Find the lines holding the word "Write" and collect them.
* Start PROVIDED INFORMATION *
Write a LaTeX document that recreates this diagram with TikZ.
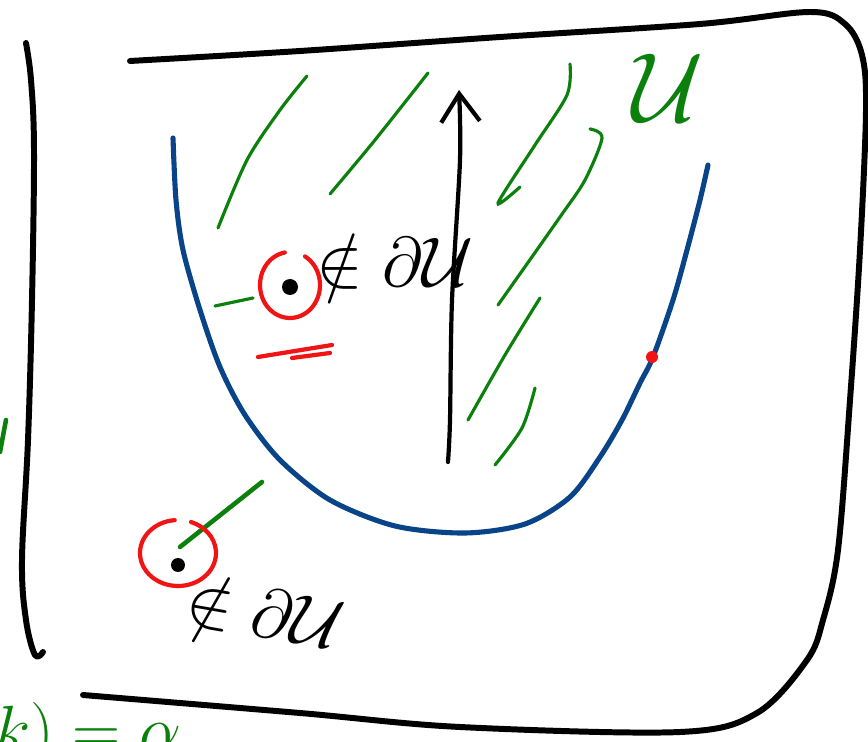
* End PROVIDED INFORMATION *
* Start PROVIDED INFORMATION *
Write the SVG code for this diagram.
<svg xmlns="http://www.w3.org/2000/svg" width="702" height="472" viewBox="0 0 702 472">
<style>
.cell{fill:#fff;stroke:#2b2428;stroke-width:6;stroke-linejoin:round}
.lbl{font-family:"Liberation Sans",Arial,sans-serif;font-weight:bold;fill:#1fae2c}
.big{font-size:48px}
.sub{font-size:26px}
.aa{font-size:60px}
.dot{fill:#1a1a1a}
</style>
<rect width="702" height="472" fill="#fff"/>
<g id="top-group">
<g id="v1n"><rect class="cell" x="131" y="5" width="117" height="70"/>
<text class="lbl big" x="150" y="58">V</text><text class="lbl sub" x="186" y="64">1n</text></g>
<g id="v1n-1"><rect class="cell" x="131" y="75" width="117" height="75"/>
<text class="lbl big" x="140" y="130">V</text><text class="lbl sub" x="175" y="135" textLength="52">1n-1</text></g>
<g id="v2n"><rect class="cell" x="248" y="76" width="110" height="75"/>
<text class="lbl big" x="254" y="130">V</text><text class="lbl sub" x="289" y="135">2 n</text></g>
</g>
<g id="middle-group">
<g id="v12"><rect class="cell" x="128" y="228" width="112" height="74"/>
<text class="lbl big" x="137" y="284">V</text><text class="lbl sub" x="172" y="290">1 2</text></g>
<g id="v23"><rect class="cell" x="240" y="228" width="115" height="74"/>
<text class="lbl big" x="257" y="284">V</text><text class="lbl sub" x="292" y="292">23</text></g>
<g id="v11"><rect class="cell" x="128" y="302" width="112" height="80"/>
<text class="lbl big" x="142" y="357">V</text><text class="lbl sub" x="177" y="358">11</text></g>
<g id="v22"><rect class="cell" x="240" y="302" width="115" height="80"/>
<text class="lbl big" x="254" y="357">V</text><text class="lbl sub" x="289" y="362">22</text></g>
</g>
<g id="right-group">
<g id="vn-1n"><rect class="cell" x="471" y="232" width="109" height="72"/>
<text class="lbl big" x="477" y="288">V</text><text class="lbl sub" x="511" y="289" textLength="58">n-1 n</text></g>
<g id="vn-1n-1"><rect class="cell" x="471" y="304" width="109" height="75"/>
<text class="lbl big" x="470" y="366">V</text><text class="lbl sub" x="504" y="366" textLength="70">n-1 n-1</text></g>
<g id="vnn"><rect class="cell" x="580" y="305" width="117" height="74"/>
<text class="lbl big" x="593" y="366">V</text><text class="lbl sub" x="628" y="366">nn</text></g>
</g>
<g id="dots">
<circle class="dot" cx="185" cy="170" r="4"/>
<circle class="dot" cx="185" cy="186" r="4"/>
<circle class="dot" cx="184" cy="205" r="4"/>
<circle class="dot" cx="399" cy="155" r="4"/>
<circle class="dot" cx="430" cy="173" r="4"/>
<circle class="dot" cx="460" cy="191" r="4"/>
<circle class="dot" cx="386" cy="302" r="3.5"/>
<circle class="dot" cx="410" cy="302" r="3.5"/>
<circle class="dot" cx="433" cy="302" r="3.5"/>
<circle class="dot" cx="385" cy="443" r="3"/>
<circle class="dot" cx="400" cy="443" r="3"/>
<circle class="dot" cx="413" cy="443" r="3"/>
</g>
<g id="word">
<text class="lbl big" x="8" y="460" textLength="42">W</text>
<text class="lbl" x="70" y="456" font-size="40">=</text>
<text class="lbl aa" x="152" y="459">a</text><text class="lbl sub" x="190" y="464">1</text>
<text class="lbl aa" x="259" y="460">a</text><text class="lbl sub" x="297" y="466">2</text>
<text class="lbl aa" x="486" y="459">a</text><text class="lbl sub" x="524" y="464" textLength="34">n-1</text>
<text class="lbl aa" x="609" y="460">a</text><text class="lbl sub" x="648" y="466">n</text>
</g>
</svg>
* End PROVIDED INFORMATION *
**EXPECTED OUTPUT**
Write a LaTeX document that recreates this diagram with TikZ.
Write the SVG code for this diagram.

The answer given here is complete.